Leserbrief: Postenschacher, Skandale, Reformstau: Wo bleibt die politische Substanz?

Leserbriefe / 01.12.2025 • 15:45 Uhr
Leserbrief: Postenschacher, Skandale, Reformstau: Wo bleibt die politische Substanz?

Der Vertrauensverlust in die Politik ist selbst verschuldet. Früher standen Persönlichkeiten wie Helmut Schmidt, Bruno Kreisky oder Franz Josef Strauß für Bildung, Charakter und Haltung. Heute müsste man vielen Politikerinnen und Politikern Kreiskys Satz “Lernen Sie Geschichte, Herr Reporter” fast täglich mitgeben. Und Schmidts “In der Krise zeigt sich der Charakter” wirkt wie ein Kommentar zur Gegenwart. Statt sich fachlich einzuarbeiten, perfektioniert man politische Kosmetik.

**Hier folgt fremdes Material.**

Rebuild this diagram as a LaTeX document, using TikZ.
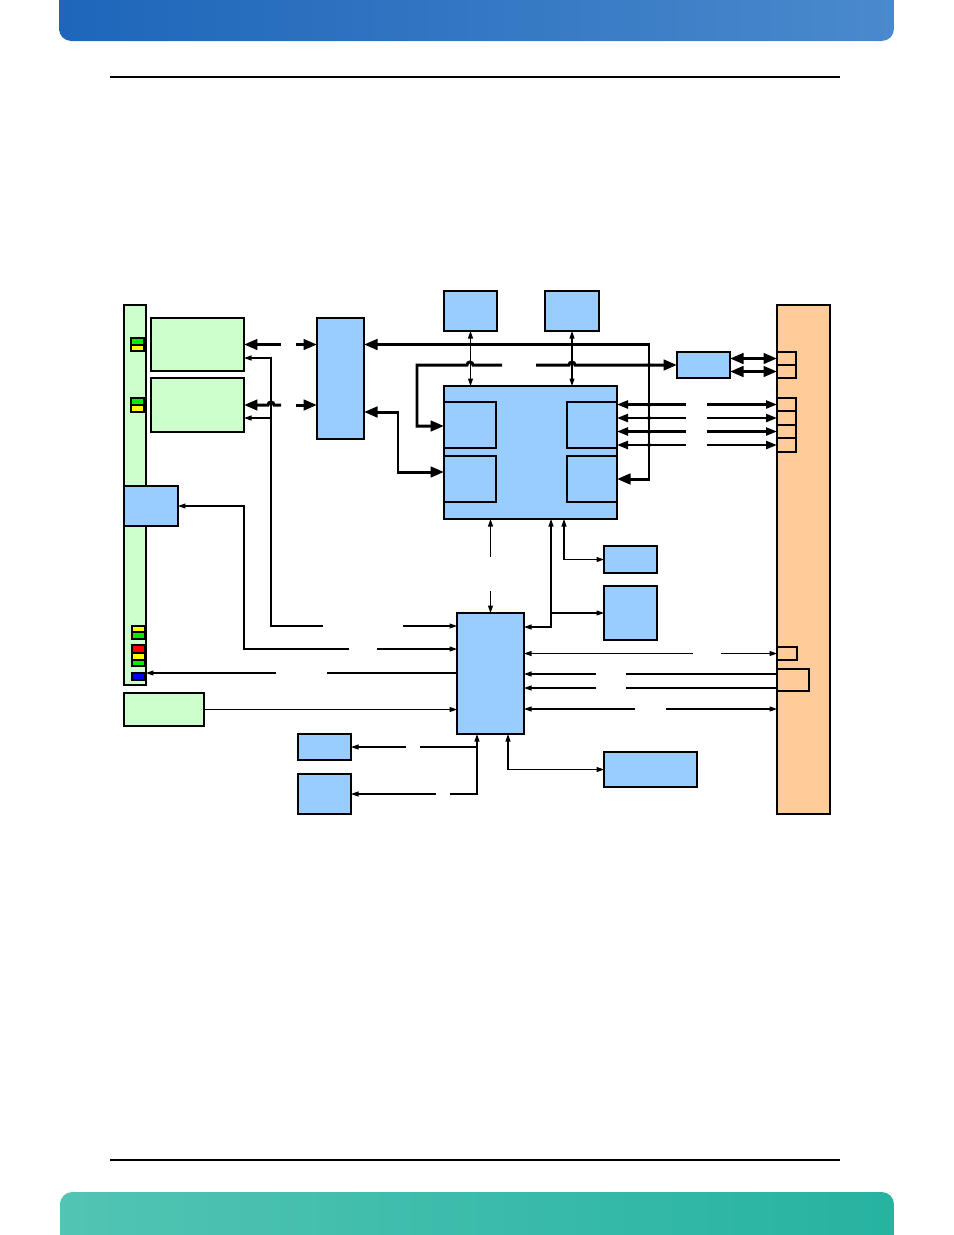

Anstatt Akten, Studien und Berichte zu lesen, jagt man von einem Fototermin zum nächsten – Hauptsache Kamera statt Kompetenz. Dabei gilt: Wissen ist Macht – und Verantwortung gegenüber allen Mitbürgern. Strauß warnte: “Everybody’s Darling ist everybody’s Depp.” Man sieht die Folgen vor Ort: Wenn der Dornbirner Bürgermeister am Bahnhof medienwirksam Holzklötze von Bänken schraubt, während Fragen zur Zukunft des Stadtspitals offenbleiben, stimmt etwas im System nicht. Wir brauchen neue Köpfe mit Mut zu echten Reformen. Liebe Politiker: Traut euch! Das Wahlvolk geht mit – wenn man ehrlich erklärt, warum Veränderungen nötig sind. Das schnelle Vergessen, wie nach der Ibiza-Affäre, ist kein Freibrief. Und wir brauchen Menschen, die Reformen verstehen und gestalten können – nicht Figuren, die Politik mit Marketing verwechseln. Vielleicht hilft ein Blick in Erwin Prölls neuem Buch “Verlässlich echt”: Glaubwürdigkeit wird nicht inszeniert – sie wird erarbeitet.